Il governo somalo sta
continuando a importare illegalmente armamenti pesanti nonostante la
proibizione dettata dall’embargo imposto dal Consiglio di Sicurezza
delle Nazioni unite. Un funzionario dell’agenzia di sicurezza, infatti,
ha riferito al sito Garowe Online
che il governo ha acquistato da Gibuti armi pesanti e leggere,
sequestrate prima che arrivassero ai ribelli sciiti houti, in Yemen. Le
armi sarebbero poi arrivate a Mogadiscio il 22 giugno scorso, pochi
giorni dopo le celebrazioni del 58° anniversario dell’indipendenza
somala, alla quale ha preso parte anche il ministro della difesa di
Gibuti, Ali Bahdon.
L’importazione illegale non riguarda,
tuttavia, solo i rapporti tra Somalia e Gibuti. Appare essere un
fenomeno più ampio, che poggia su una rete di contatti diffusa anche in
altre nazioni. Pochi giorni fa, infatti, il giudice per l’udienza
preliminare di Firenze ha condannato con rito abbreviato tre cittadini somali che inviavano in patria, dalla Toscana, mezzi militari dell’esercito italiano dismessi, ma non smilitarizzati.
L’organizzazione riusciva a far sparire
illegalmente dal nostro paese decine di mezzi militari smontandoli pezzo
per pezzo, bullone per bullone. Poi li “inscatolava” e li spediva
all’interno di container dai porti italiani fino a Mogadiscio. Lì, le
armi riassemblate finivano nella disponibilità di organizzazioni
belliche e paramilitari di uno stato ancora sotto embargo.

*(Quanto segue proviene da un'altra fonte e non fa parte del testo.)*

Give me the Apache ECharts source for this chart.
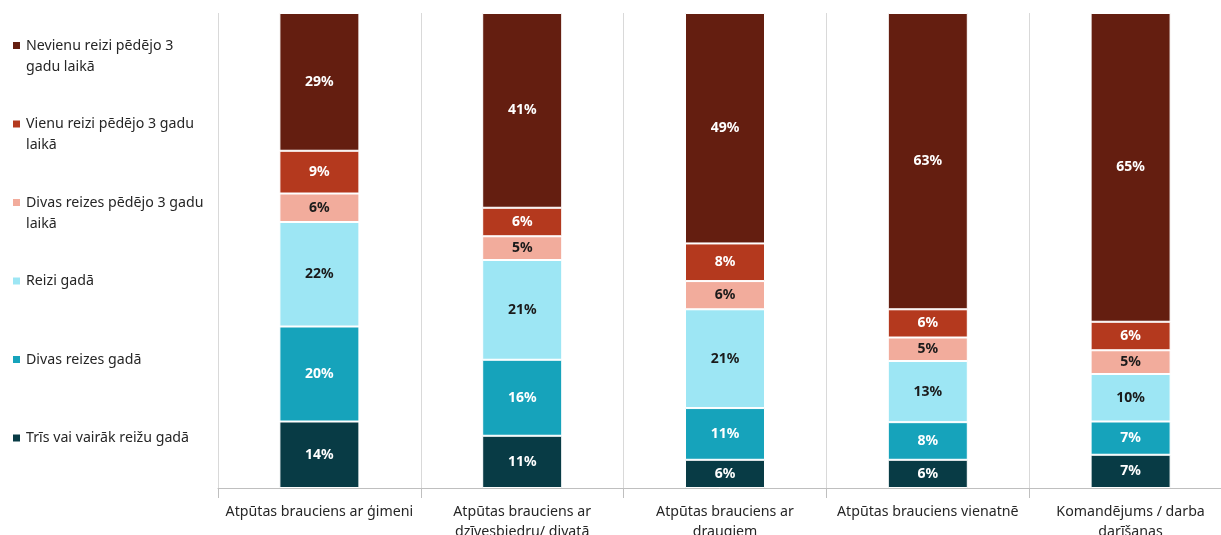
<!DOCTYPE html>
<html>
<head>
<meta charset="utf-8">
<script src="https://cdn.jsdelivr.net/npm/echarts@6/dist/echarts.min.js"></script>
<style>
html,body{margin:0;padding:0;background:#fff;}
#c{width:1221px;height:535px;}
</style>
</head>
<body>
<div id="c"></div>
<script>
// Categories (tick labels)
const categories = [
  'Atpūtas brauciens ar ģimeni',
  'Atpūtas brauciens ar\ndzīvesbiedru/ divatā',
  'Atpūtas brauciens ar\ndraugiem',
  'Atpūtas brauciens vienatnē',
  'Komandējums / darba\ndarīšanas'
];
// Series names (bottom to top of stack)
const seriesNames = [
  'Trīs vai vairāk reižu gadā',
  'Divas reizes gadā',
  'Reizi gadā',
  'Divas reizes pēdējo 3 gadu laikā',
  'Vienu reizi pēdējo 3 gadu laikā',
  'Nevienu reizi pēdējo 3 gadu laikā'
];
// Series values (%), per category
const trisVaiVairak   = [14, 11, 6, 6, 7];
const divasReizesGada = [20, 16, 11, 8, 7];
const reiziGada       = [22, 21, 21, 13, 10];
const divasReizes3    = [6, 5, 6, 5, 5];
const vienuReizi3     = [9, 6, 8, 6, 6];
const nevienuReizi3   = [29, 41, 49, 63, 65];

const seriesValues = [trisVaiVairak, divasReizesGada, reiziGada, divasReizes3, vienuReizi3, nevienuReizi3];
const colors = ['#083B45', '#16A3BB', '#9DE6F4', '#F2AC9C', '#B4391E', '#641E10'];
const labelColors = ['#FFFFFF', '#FFFFFF', '#1A1A1A', '#1A1A1A', '#FFFFFF', '#FFFFFF'];
const legendLines = {
  'Nevienu reizi pēdējo 3 gadu laikā': ['Nevienu reizi pēdējo 3', 'gadu laikā'],
  'Vienu reizi pēdējo 3 gadu laikā': ['Vienu reizi pēdējo 3 gadu', 'laikā'],
  'Divas reizes pēdējo 3 gadu laikā': ['Divas reizes pēdējo 3 gadu', 'laikā'],
  'Reizi gadā': ['Reizi gadā', ''],
  'Divas reizes gadā': ['Divas reizes gadā', ''],
  'Trīs vai vairāk reižu gadā': ['Trīs vai vairāk reižu gadā', '']
};

// 100% stacked: normalise each category to its total
const totals = categories.map((_, i) => seriesValues.reduce((s, arr) => s + arr[i], 0));

const FONT = 'Noto Sans';
const chart = echarts.init(document.getElementById('c'), null, {renderer: 'canvas'});

const series = seriesNames.map((name, k) => ({
  name: name,
  type: 'bar',
  stack: 'total',
  barWidth: 80,
  itemStyle: {color: colors[k], borderColor: '#FFFFFF', borderWidth: 1},
  label: {
    show: true,
    position: 'inside',
    color: labelColors[k],
    fontFamily: FONT,
    fontWeight: 'bold',
    fontSize: 14,
    formatter: p => seriesValues[k][p.dataIndex] + '%'
  },
  data: seriesValues[k].map((v, i) => v * 100 / totals[i])
}));

chart.setOption({
  animation: false,
  color: colors,
  legend: {
    orient: 'vertical',
    left: 11,
    top: 14,
    padding: 0,
    itemGap: 15.5,
    itemWidth: 9,
    itemHeight: 9,
    icon: 'rect',
    data: seriesNames.slice().reverse(),
    formatter: name => '\n' + legendLines[name].join('\n'),
    textStyle: {fontFamily: FONT, fontSize: 14.2, color: '#262626', lineHeight: 21}
  },
  grid: {left: 218, right: -11, top: 13, bottom: 47, containLabel: false, outerBoundsMode: 'none'},
  xAxis: {
    type: 'category',
    data: categories,
    boundaryGap: true,
    axisLine: {show: true, lineStyle: {color: '#BFBFBF', width: 1}},
    axisTick: {show: true, length: 10, lineStyle: {color: '#BFBFBF'}},
    splitLine: {show: true, lineStyle: {color: '#D9D9D9', width: 1}},
    axisLabel: {
      interval: 0,
      margin: 14,
      fontFamily: FONT,
      fontSize: 14.2,
      color: '#262626',
      lineHeight: 20
    }
  },
  yAxis: {
    type: 'value',
    min: 0,
    max: 100,
    show: false
  },
  series: series
});
</script>
</body>
</html>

Il metodo utilizzato sembrerebbe essere
semplicissimo. Le officine di demolizione o le carrozzerie italiane
acquistavano regolarmente, per conto di gruppi bellici somali, i veicoli
in dismissione dell’Esercito Italiano. Poi, anziché smantellarli o
venderli, come prevede la legge, li smontavano e li spedivano in Africa
con tutte le strumentazioni e gli armamenti bellici in dotazione ai
nostri militari.
Il gruppo, infatti, secondo quanto ha
ricostruito dalla Polizia stradale del compartimento della Toscana
nell'operazione "Broken Tank" della Procura di Firenze, aveva il compito
di non demilitarizzare i veicoli, anzi, di mantenerne tutti gli
armamenti in dotazione: luci di guerra, vernici antiriflesso, pneumatici
antiproiettile, strumentazioni radio, installazioni da difesa leggera
per fucilieri e mitraglieri.
Secondo l’indagine toscana, a commissionare gli acquisti e a pagare migliaia e migliaia di euro attraverso il metodo hawala,
molto diffuso nel paese africano e usato anche dai terroristi islamici
per muovere il denaro nell'anonimato, erano direttamente i guerriglieri
somali.
Ma la movimentazione di armi in Somalia è
un fenomeno diffuso: lo scorso aprile, al termine di un corso di
addestramento tenuto dalle forze degli Emirati Arabi Uniti a Mogadiscio,
più di 600 fucili da guerra sono stati rubati dal centro per essere
immediatamente rivenduti sul mercato nero.
In gennaio, la Somalia aveva richiesto
insistentemente la revoca dell’embargo imposto nel 1992 dalle Nazioni
Unite durante la guerra civile, per poter gestire in autonomia le
operazione sul territorio ora controllate perlopiù dalla missione
dell’Unione africana, Amisom. Nonostante il provvedimento, che
inizialmente impediva l’importazione di qualsiasi tipo di armi, pesanti e
leggere, sia stato parzialmente rimosso, nel 2013, concedendo al
governo la possibilità di rifornirsi soltanto di armamenti leggeri, le
autorità somale continuano a ritenerlo lesivo per il paese. «I nostri
appelli per la revoca dell'embargo sulle armi sono ben giustificati dal
fatto che i somali non stanno più combattendo una guerra civile basata
sul clan, che dava agli Stati Uniti e alle Nazioni Unite un valido
motivo per imporre l'embargo», ha riferito l'ambasciatore somalo in
Etiopia, Mohamed Ali-Nur Hagi, all’agenzia turca Anadolu.
Le motivazioni della decisione di mantenere
attivo l’embargo, però, sono dettate dal tentativo di contenere lo
scontro in atto tra le forze governative e le milizie
dell’organizzazione terroristica di al-Shabaab che nell’ultimo periodo
si è resa responsabile di diversi attentati e omicidi. L’ultimo dei
quali avvenuto ieri nel villaggio di Aad, nella regione di Galmudugh.